Si l’on peut s’en étonner en théorie, il ne faut cependant pas oublier le vent de réforme qui souffle sur la procédure civile québécoise depuis le début du troisième millénaire et, en particulier, l’état d’esprit du nouveau Code de procédure civile. Il donne un pouvoir accru aux tribunaux dans bon nombre de situations, peut-être pour leur permettre « d’assurer la saine gestion des instances[30] ». Y a-t-il risque d’opposition entre la possibilité de choix par les parties qui leur est accordée par l’article 41 al. 3 et l’article 48 C.p.c. ? Si l’on en juge par la jurisprudence, le pouvoir du juge en chef doit l’emporter sur la liberté des parties[31].
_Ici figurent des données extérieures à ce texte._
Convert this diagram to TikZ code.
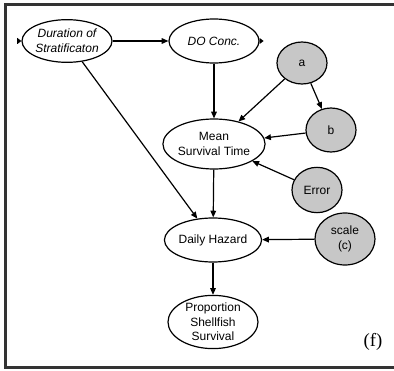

Ajoutons que, pour le moment du moins, la jurisprudence ne révèle pas de cas où le juge en chef aurait décidé proprio motu d’un transfert de dossier. L’article 48 C.p.c. est plutôt invoqué par une partie pour obtenir du juge en chef l’autorisation de changement de district.

– En ce qui concerne la limite temporelle de la contestation, il suffit de se tourner vers le protocole de l’instance. Lorsqu’elles le concluent, les parties doivent s’entendre sur « les moyens préliminaires » aux termes de l’article 148 al. 2 § 1 C.p.c. Et le formulaire que les parties doivent utiliser pour consigner leur entente prévoit une « date limite [de] présentation ». Comme l’article 167 al. 2 C.p.c. permet que le problème de compétence matérielle puisse être soulevé en tout temps, la date limite de présentation ne peut concerner que la compétence territoriale.
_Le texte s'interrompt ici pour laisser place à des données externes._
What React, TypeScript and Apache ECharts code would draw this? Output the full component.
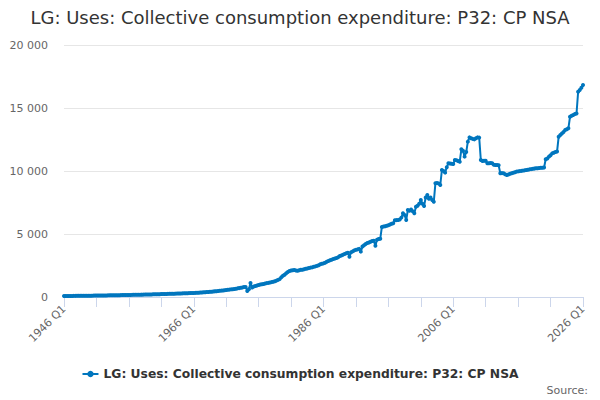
import React, { useEffect, useRef } from "react";
import * as echarts from "echarts";

const TITLE = "LG: Uses: Collective consumption expenditure: P32: CP NSA";
const SERIES_NAME = "LG: Uses: Collective consumption expenditure: P32: CP NSA";

const firstYear = 1946;
const lastYear = 2026;
const quarters = ["Q1", "Q2", "Q3", "Q4"];

// Quarterly values, one row per year (1946 ... 2025), then 2026 Q1
const v1946_1955 = [
  80, 80, 82, 84,
  85, 86, 88, 90,
  92, 93, 95, 97,
  99, 100, 102, 104,
  106, 107, 109, 111,
  114, 115, 118, 120,
  123, 124, 127, 130,
  132, 133, 136, 139,
  141, 142, 145, 148,
  151, 152, 156, 159,
];
const v1956_1965 = [
  162, 164, 168, 171,
  175, 176, 180, 184,
  187, 189, 193, 197,
  200, 202, 206, 210,
  214, 216, 221, 226,
  230, 233, 238, 243,
  247, 250, 255, 260,
  264, 267, 273, 278,
  283, 287, 293, 299,
  304, 308, 315, 321,
];
const v1966_1975 = [
  320, 328, 336, 344,
  352, 360, 370, 380,
  390, 400, 412, 424,
  436, 448, 462, 476,
  490, 505, 520, 536,
  552, 568, 586, 604,
  622, 642, 662, 684,
  706, 728, 752, 790,
  800, 480, 620, 1110,
  760, 840, 880, 920,
];
const v1976_1985 = [
  960, 990, 1010, 1040,
  1070, 1100, 1120, 1150,
  1180, 1210, 1250, 1300,
  1360, 1420, 1560, 1680,
  1760, 1880, 1980, 2060,
  2100, 2120, 2150, 2110,
  2080, 2130, 2170, 2160,
  2200, 2250, 2270, 2300,
  2330, 2350, 2400, 2430,
  2470, 2520, 2600, 2640,
];
const v1986_1995 = [
  2670, 2720, 2800, 2850,
  2910, 2950, 3020, 3050,
  3100, 3150, 3250, 3300,
  3350, 3420, 3480, 3510,
  3200, 3550, 3620, 3700,
  3740, 3780, 3820, 3600,
  4000, 4100, 4200, 4290,
  4330, 4380, 4440, 4470,
  4060, 4550, 4600, 4630,
  5560, 5600, 5620, 5660,
];
const v1996_2005 = [
  5700, 5760, 5820, 5850,
  6090, 6100, 6110, 6150,
  6300, 6640, 6500, 6110,
  6900, 6850, 6950, 6800,
  6640, 7170, 7250, 7400,
  7700, 7400, 7220, 7900,
  8100, 7800, 7900, 7700,
  7560, 9020, 9050, 9000,
  8890, 10080, 10000, 9870,
  10300, 10610, 10600, 10580,
];
const v2006_2015 = [
  10560, 10870, 10850, 10800,
  10740, 11720, 11600, 11140,
  11500, 12330, 12670, 12600,
  12550, 12510, 12600, 12670,
  12650, 10870, 10800, 10820,
  10820, 10610, 10620, 10630,
  10610, 10500, 10480, 10470,
  10450, 9820, 9830, 9820,
  9750, 9680, 9720, 9780,
  9820, 9860, 9900, 9950,
];
const v2016_2026 = [
  9970, 9990, 10010, 10030,
  10050, 10080, 10100, 10130,
  10150, 10170, 10190, 10210,
  10220, 10240, 10250, 10260,
  10280, 10930, 11000, 11140,
  11250, 11400, 11450, 11500,
  11540, 12720, 12850, 12980,
  13100, 13250, 13320, 13390,
  14310, 14380, 14450, 14520,
  14560, 16290, 16430, 16600,
  16830,
];

const values = [
  ...v1946_1955,
  ...v1956_1965,
  ...v1966_1975,
  ...v1976_1985,
  ...v1986_1995,
  ...v1996_2005,
  ...v2006_2015,
  ...v2016_2026,
];

const categories: string[] = [];
for (let y = firstYear; y <= lastYear; y++) {
  for (const q of quarters) {
    if (categories.length < values.length) categories.push(`${y} ${q}`);
  }
}

const yTicks = { min: 0, max: 20000, interval: 5000 };

function fmt(n: number) {
  return String(n).replace(/\B(?=(\d{3})+(?!\d))/g, " ");
}

export default function App() {
  const ref = useRef<HTMLDivElement>(null);
  useEffect(() => {
    document.body.style.margin = "0";
    if (!ref.current) return;
    const chart = echarts.init(ref.current, null, { renderer: "svg" });
    chart.setOption({
      animation: false,
      backgroundColor: "#ffffff",
      textStyle: { fontFamily: "DejaVu Sans" },
      title: {
        text: TITLE,
        left: "center",
        top: 3,
        textStyle: { fontSize: 18, fontWeight: "normal", color: "#333333", fontFamily: "DejaVu Sans" },
      },
      legend: {
        top: 363,
        left: "center",
        itemWidth: 16,
        itemHeight: 8,
        itemGap: 10,
        textStyle: { fontSize: 12.3, fontWeight: "bold", color: "#333333", fontFamily: "DejaVu Sans" },
        data: [SERIES_NAME],
      },
      grid: { left: 64, right: 17, top: 45, bottom: 103, containLabel: false },
      xAxis: {
        type: "category",
        data: categories,
        boundaryGap: false,
        axisLine: { lineStyle: { color: "#ccd6eb" } },
        axisTick: { interval: 19, length: 10, lineStyle: { color: "#ccd6eb" } },
        axisLabel: {
          interval: 79,
          rotate: 45,
          color: "#666666",
          fontSize: 11,
          margin: 10,
          fontFamily: "DejaVu Sans",
        },
        splitLine: { show: false },
      },
      yAxis: {
        type: "value",
        min: yTicks.min,
        max: yTicks.max,
        interval: yTicks.interval,
        axisLine: { show: false },
        axisTick: { show: false },
        axisLabel: {
          color: "#666666",
          fontSize: 11,
          margin: 16,
          fontFamily: "DejaVu Sans",
          formatter: (v: number) => fmt(v),
        },
        splitLine: { lineStyle: { color: "#e6e6e6" } },
      },
      series: [
        {
          name: SERIES_NAME,
          type: "line",
          data: values,
          symbol: "circle",
          symbolSize: 4,
          showSymbol: true,
          showAllSymbol: true,
          itemStyle: { color: "#0076be" },
          lineStyle: { width: 2, color: "#0076be" },
        },
      ],
      graphic: [
        {
          type: "text",
          right: 12,
          top: 385,
          style: { text: "Source:", fontSize: 11, fill: "#666666", fontFamily: "DejaVu Sans" },
        },
      ],
    });
    return () => chart.dispose();
  }, []);
  return <div ref={ref} style={{ width: 600, height: 400 }} />;
}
Quant aux dérogations possibles aux règles de compétence territoriale prévues par le législateur, lui-même les autorise très clairement en faisant une place à la liberté des justiciables par la possibilité de désignation de l’autorité compétente, autrement dit par une clause d’élection de for. À notre point de vue, c’est précisément sur ce sujet que tout se joue entre ordre public et intérêt privé. La place accordée ou non à la volonté, expresse ou implicite, des parties constitue l’essence de la nature de la compétence. À l’extrême limite, on peut considérer que le pouvoir du tribunal d’intervenir sur le sujet et l’absence de délai n’en sont que des « accessoires ».
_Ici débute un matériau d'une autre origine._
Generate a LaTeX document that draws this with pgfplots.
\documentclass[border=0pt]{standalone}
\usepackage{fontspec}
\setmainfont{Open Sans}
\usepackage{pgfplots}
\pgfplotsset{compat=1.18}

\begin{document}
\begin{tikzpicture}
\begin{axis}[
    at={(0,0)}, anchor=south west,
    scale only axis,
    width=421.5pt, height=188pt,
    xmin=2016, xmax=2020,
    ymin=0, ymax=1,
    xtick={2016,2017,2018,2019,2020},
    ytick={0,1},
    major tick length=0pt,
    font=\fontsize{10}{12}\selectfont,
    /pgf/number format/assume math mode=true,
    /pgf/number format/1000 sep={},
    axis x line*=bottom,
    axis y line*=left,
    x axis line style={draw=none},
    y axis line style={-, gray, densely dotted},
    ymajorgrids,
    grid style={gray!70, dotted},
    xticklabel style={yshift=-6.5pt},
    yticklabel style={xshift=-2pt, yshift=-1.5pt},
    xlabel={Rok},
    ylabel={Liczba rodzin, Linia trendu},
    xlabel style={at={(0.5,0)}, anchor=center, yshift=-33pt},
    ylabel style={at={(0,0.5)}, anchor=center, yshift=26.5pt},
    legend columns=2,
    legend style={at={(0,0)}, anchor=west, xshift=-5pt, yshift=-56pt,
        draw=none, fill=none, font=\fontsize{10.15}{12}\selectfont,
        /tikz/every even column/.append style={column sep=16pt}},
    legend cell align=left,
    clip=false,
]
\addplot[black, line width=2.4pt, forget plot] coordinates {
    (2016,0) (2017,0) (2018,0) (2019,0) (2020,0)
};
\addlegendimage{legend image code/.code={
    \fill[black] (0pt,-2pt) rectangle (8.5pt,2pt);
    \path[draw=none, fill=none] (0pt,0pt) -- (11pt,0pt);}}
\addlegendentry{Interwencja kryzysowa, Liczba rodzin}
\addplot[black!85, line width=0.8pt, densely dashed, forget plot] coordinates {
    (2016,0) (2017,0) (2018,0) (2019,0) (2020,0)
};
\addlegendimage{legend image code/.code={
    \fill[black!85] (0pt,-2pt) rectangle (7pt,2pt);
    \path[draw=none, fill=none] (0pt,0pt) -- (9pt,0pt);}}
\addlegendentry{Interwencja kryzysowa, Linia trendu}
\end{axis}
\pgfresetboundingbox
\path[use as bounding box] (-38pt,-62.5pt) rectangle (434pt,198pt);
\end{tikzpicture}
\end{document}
En résumé, les deux types de compétence obéissent à des logiques et à des règles différentes. Au-delà de l’exercice intellectuel qui consiste à jongler avec les subtilités des problèmes de qualification, ces différences ont des conséquences importantes sur le plan procédural, principalement en matière de délai de présentation du moyen déclinatoire[32].

2 La compétence internationale des tribunaux

Lorsque le litige comporte un élément d’extranéité, le demandeur se trouve face aux questions mentionnées au début de ce texte. La première à se poser, celle qui déclenche la mécanique du droit international, concerne le lieu de l’introduction de l’action. La mise en oeuvre des règles de droit international privé, en l’occurrence celles que l’on nomme parfois des « règles de conflits de juridiction », indique un territoire ou un ordre juridique, de façon globale. La seconde question portera sur la détermination précise du district judiciaire ou son équivalent et relèvera du droit interne de l’ordre juridique ainsi désigné. Il en va de même pour le choix du tribunal matériellement compétent.

Établir la compétence judiciaire « présente, en général, une plus grande incertitude en matière internationale dans la mesure où il arrive fréquemment que plusieurs ordres juridictionnels puissent être compétents pour un même litige[33] ». C’est pour cela que les clauses d’élection de for sont de plus en plus nombreuses. Leur utilité n’est pas à démontrer, puisqu’elles concourent à diminuer l’incertitude, et donc l’insécurité, des parties.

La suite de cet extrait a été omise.